▸ Task requirements
Pictures within the data are to be left out; everything else must be reproduced exactly.

▸ Dataset content
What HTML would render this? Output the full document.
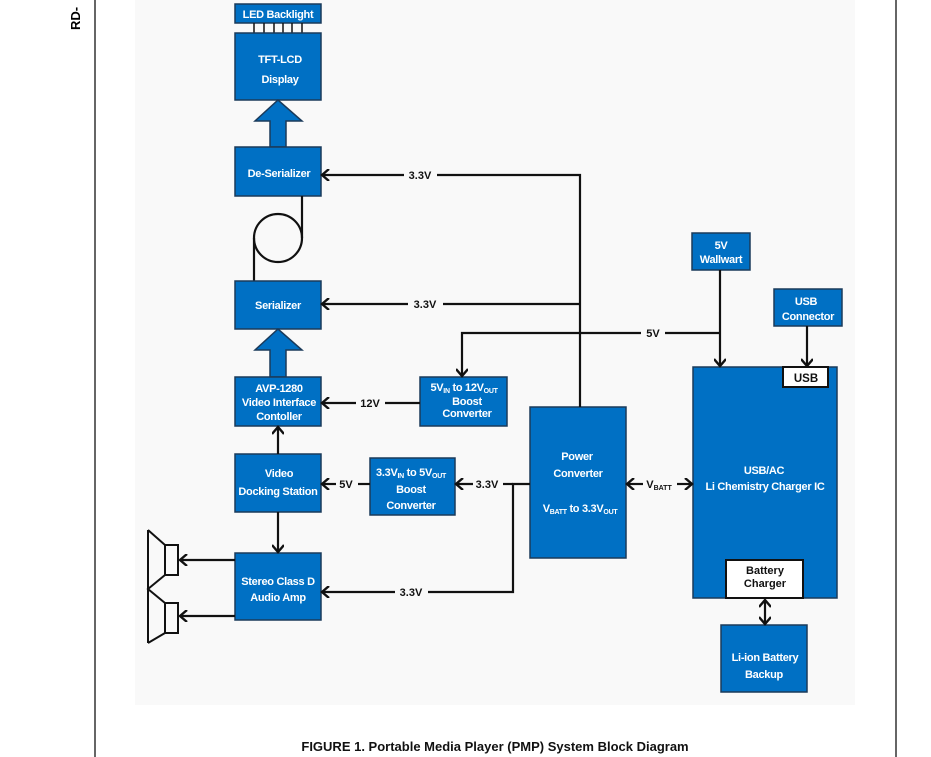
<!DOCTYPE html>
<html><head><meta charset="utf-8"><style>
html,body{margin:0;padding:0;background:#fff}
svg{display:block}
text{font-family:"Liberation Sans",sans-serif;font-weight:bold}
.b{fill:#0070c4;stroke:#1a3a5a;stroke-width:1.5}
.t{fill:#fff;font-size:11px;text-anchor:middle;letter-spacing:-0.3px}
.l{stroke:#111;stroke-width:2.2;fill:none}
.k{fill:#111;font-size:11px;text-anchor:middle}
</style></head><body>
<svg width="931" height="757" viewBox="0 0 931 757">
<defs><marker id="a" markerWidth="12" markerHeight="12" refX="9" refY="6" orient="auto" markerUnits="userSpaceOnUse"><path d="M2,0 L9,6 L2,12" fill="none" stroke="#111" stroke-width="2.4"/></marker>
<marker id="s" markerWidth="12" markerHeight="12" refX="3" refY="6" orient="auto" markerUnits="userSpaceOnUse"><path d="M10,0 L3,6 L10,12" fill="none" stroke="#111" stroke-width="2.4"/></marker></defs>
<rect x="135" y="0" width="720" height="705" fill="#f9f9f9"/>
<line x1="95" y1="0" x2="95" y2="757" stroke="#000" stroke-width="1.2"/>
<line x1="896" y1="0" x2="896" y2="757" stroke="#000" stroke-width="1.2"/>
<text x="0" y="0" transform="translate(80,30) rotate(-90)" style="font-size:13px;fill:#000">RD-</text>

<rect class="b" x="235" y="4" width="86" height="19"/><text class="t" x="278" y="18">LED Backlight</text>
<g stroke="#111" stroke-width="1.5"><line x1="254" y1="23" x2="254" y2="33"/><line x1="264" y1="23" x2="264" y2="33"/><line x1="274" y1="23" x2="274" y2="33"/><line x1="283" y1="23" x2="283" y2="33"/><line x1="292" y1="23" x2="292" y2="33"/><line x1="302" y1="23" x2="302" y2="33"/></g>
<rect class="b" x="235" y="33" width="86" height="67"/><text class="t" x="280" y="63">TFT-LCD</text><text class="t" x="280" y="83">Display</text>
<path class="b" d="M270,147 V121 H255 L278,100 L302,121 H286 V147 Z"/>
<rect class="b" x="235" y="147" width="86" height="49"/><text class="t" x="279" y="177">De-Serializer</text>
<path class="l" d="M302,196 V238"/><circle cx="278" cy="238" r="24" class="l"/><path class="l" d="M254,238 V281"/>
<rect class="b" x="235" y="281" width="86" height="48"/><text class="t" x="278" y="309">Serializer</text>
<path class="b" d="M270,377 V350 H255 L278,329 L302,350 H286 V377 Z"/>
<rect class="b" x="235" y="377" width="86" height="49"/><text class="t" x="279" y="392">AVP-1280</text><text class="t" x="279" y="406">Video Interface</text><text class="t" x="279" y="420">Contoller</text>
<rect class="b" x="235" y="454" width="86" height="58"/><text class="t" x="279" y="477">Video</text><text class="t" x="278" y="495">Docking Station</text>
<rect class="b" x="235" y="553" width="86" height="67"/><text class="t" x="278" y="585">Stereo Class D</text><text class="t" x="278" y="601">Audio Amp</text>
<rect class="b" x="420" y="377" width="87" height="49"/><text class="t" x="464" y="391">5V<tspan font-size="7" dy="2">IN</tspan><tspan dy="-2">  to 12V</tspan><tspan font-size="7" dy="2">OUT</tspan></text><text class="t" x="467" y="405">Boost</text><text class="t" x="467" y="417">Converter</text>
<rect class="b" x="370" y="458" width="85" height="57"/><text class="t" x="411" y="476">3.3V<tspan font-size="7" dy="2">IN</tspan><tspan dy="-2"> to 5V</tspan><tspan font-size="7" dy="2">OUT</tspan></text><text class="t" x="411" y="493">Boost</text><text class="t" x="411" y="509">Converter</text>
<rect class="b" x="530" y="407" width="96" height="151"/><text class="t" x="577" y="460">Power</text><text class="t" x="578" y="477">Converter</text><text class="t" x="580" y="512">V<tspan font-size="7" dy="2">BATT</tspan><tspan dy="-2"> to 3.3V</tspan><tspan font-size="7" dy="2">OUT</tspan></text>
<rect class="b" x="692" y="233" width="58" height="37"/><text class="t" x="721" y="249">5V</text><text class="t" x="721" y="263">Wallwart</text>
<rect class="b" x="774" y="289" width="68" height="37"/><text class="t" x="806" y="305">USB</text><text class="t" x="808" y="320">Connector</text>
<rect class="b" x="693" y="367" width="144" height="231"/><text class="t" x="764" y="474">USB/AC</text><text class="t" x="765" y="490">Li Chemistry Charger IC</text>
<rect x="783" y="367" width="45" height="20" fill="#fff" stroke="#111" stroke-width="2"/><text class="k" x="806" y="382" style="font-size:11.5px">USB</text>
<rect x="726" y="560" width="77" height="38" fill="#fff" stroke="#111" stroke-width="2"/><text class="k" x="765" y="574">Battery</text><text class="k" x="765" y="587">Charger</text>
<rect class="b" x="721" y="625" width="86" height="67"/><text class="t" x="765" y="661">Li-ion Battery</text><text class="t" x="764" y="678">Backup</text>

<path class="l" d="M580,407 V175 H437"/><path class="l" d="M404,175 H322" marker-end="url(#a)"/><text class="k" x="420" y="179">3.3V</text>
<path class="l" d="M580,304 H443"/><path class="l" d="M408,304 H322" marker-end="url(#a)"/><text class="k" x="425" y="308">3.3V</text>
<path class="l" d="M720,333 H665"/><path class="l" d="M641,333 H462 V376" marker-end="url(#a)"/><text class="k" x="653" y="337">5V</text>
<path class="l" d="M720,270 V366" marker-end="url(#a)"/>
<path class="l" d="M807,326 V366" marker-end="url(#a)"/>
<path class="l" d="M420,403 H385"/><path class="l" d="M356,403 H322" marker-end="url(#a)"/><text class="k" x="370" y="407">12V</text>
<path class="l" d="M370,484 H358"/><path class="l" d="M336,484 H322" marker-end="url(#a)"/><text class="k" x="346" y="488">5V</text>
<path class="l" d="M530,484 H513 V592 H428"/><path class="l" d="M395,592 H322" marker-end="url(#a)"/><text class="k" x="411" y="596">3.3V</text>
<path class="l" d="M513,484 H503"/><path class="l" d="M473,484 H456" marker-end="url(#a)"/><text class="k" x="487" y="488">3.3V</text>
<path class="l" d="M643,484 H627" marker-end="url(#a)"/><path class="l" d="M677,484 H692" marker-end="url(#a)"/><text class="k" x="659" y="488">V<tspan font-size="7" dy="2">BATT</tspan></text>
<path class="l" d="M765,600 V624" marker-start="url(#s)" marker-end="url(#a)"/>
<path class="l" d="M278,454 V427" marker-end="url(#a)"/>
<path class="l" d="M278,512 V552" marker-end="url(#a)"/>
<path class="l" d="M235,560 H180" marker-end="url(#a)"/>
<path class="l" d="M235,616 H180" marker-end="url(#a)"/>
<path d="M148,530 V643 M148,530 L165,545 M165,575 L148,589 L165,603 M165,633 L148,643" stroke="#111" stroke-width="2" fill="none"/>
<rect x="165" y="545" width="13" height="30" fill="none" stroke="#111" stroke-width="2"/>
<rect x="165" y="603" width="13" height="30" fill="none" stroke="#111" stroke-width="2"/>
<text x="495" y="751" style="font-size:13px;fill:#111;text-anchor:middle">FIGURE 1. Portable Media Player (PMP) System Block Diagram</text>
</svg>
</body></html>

▸ Reply to the exercise
What HTML would render this? Output the full document.
<!DOCTYPE html>
<html><head><meta charset="utf-8"><style>
html,body{margin:0;padding:0;background:#fff}
svg{display:block}
text{font-family:"Liberation Sans",sans-serif;font-weight:bold}
.b{fill:#0070c4;stroke:#1a3a5a;stroke-width:1.5}
.t{fill:#fff;font-size:11px;text-anchor:middle;letter-spacing:-0.3px}
.l{stroke:#111;stroke-width:2.2;fill:none}
.k{fill:#111;font-size:11px;text-anchor:middle}
</style></head><body>
<svg width="931" height="757" viewBox="0 0 931 757">
<defs><marker id="a" markerWidth="12" markerHeight="12" refX="9" refY="6" orient="auto" markerUnits="userSpaceOnUse"><path d="M2,0 L9,6 L2,12" fill="none" stroke="#111" stroke-width="2.4"/></marker>
<marker id="s" markerWidth="12" markerHeight="12" refX="3" refY="6" orient="auto" markerUnits="userSpaceOnUse"><path d="M10,0 L3,6 L10,12" fill="none" stroke="#111" stroke-width="2.4"/></marker></defs>
<rect x="135" y="0" width="720" height="705" fill="#f9f9f9"/>
<line x1="95" y1="0" x2="95" y2="757" stroke="#000" stroke-width="1.2"/>
<line x1="896" y1="0" x2="896" y2="757" stroke="#000" stroke-width="1.2"/>
<text x="0" y="0" transform="translate(80,30) rotate(-90)" style="font-size:13px;fill:#000">RD-</text>

<rect class="b" x="235" y="4" width="86" height="19"/><text class="t" x="278" y="18">LED Backlight</text>
<g stroke="#111" stroke-width="1.5"><line x1="254" y1="23" x2="254" y2="33"/><line x1="264" y1="23" x2="264" y2="33"/><line x1="274" y1="23" x2="274" y2="33"/><line x1="283" y1="23" x2="283" y2="33"/><line x1="292" y1="23" x2="292" y2="33"/><line x1="302" y1="23" x2="302" y2="33"/></g>
<rect class="b" x="235" y="33" width="86" height="67"/><text class="t" x="280" y="63">TFT-LCD</text><text class="t" x="280" y="83">Display</text>
<path class="b" d="M270,147 V121 H255 L278,100 L302,121 H286 V147 Z"/>
<rect class="b" x="235" y="147" width="86" height="49"/><text class="t" x="279" y="177">De-Serializer</text>
<path class="l" d="M302,196 V238"/><circle cx="278" cy="238" r="24" class="l"/><path class="l" d="M254,238 V281"/>
<rect class="b" x="235" y="281" width="86" height="48"/><text class="t" x="278" y="309">Serializer</text>
<path class="b" d="M270,377 V350 H255 L278,329 L302,350 H286 V377 Z"/>
<rect class="b" x="235" y="377" width="86" height="49"/><text class="t" x="279" y="392">AVP-1280</text><text class="t" x="279" y="406">Video Interface</text><text class="t" x="279" y="420">Contoller</text>
<rect class="b" x="235" y="454" width="86" height="58"/><text class="t" x="279" y="477">Video</text><text class="t" x="278" y="495">Docking Station</text>
<rect class="b" x="235" y="553" width="86" height="67"/><text class="t" x="278" y="585">Stereo Class D</text><text class="t" x="278" y="601">Audio Amp</text>
<rect class="b" x="420" y="377" width="87" height="49"/><text class="t" x="464" y="391">5V<tspan font-size="7" dy="2">IN</tspan><tspan dy="-2">  to 12V</tspan><tspan font-size="7" dy="2">OUT</tspan></text><text class="t" x="467" y="405">Boost</text><text class="t" x="467" y="417">Converter</text>
<rect class="b" x="370" y="458" width="85" height="57"/><text class="t" x="411" y="476">3.3V<tspan font-size="7" dy="2">IN</tspan><tspan dy="-2"> to 5V</tspan><tspan font-size="7" dy="2">OUT</tspan></text><text class="t" x="411" y="493">Boost</text><text class="t" x="411" y="509">Converter</text>
<rect class="b" x="530" y="407" width="96" height="151"/><text class="t" x="577" y="460">Power</text><text class="t" x="578" y="477">Converter</text><text class="t" x="580" y="512">V<tspan font-size="7" dy="2">BATT</tspan><tspan dy="-2"> to 3.3V</tspan><tspan font-size="7" dy="2">OUT</tspan></text>
<rect class="b" x="692" y="233" width="58" height="37"/><text class="t" x="721" y="249">5V</text><text class="t" x="721" y="263">Wallwart</text>
<rect class="b" x="774" y="289" width="68" height="37"/><text class="t" x="806" y="305">USB</text><text class="t" x="808" y="320">Connector</text>
<rect class="b" x="693" y="367" width="144" height="231"/><text class="t" x="764" y="474">USB/AC</text><text class="t" x="765" y="490">Li Chemistry Charger IC</text>
<rect x="783" y="367" width="45" height="20" fill="#fff" stroke="#111" stroke-width="2"/><text class="k" x="806" y="382" style="font-size:11.5px">USB</text>
<rect x="726" y="560" width="77" height="38" fill="#fff" stroke="#111" stroke-width="2"/><text class="k" x="765" y="574">Battery</text><text class="k" x="765" y="587">Charger</text>
<rect class="b" x="721" y="625" width="86" height="67"/><text class="t" x="765" y="661">Li-ion Battery</text><text class="t" x="764" y="678">Backup</text>

<path class="l" d="M580,407 V175 H437"/><path class="l" d="M404,175 H322" marker-end="url(#a)"/><text class="k" x="420" y="179">3.3V</text>
<path class="l" d="M580,304 H443"/><path class="l" d="M408,304 H322" marker-end="url(#a)"/><text class="k" x="425" y="308">3.3V</text>
<path class="l" d="M720,333 H665"/><path class="l" d="M641,333 H462 V376" marker-end="url(#a)"/><text class="k" x="653" y="337">5V</text>
<path class="l" d="M720,270 V366" marker-end="url(#a)"/>
<path class="l" d="M807,326 V366" marker-end="url(#a)"/>
<path class="l" d="M420,403 H385"/><path class="l" d="M356,403 H322" marker-end="url(#a)"/><text class="k" x="370" y="407">12V</text>
<path class="l" d="M370,484 H358"/><path class="l" d="M336,484 H322" marker-end="url(#a)"/><text class="k" x="346" y="488">5V</text>
<path class="l" d="M530,484 H513 V592 H428"/><path class="l" d="M395,592 H322" marker-end="url(#a)"/><text class="k" x="411" y="596">3.3V</text>
<path class="l" d="M513,484 H503"/><path class="l" d="M473,484 H456" marker-end="url(#a)"/><text class="k" x="487" y="488">3.3V</text>
<path class="l" d="M643,484 H627" marker-end="url(#a)"/><path class="l" d="M677,484 H692" marker-end="url(#a)"/><text class="k" x="659" y="488">V<tspan font-size="7" dy="2">BATT</tspan></text>
<path class="l" d="M765,600 V624" marker-start="url(#s)" marker-end="url(#a)"/>
<path class="l" d="M278,454 V427" marker-end="url(#a)"/>
<path class="l" d="M278,512 V552" marker-end="url(#a)"/>
<path class="l" d="M235,560 H180" marker-end="url(#a)"/>
<path class="l" d="M235,616 H180" marker-end="url(#a)"/>
<path d="M148,530 V643 M148,530 L165,545 M165,575 L148,589 L165,603 M165,633 L148,643" stroke="#111" stroke-width="2" fill="none"/>
<rect x="165" y="545" width="13" height="30" fill="none" stroke="#111" stroke-width="2"/>
<rect x="165" y="603" width="13" height="30" fill="none" stroke="#111" stroke-width="2"/>
<text x="495" y="751" style="font-size:13px;fill:#111;text-anchor:middle">FIGURE 1. Portable Media Player (PMP) System Block Diagram</text>
</svg>
</body></html>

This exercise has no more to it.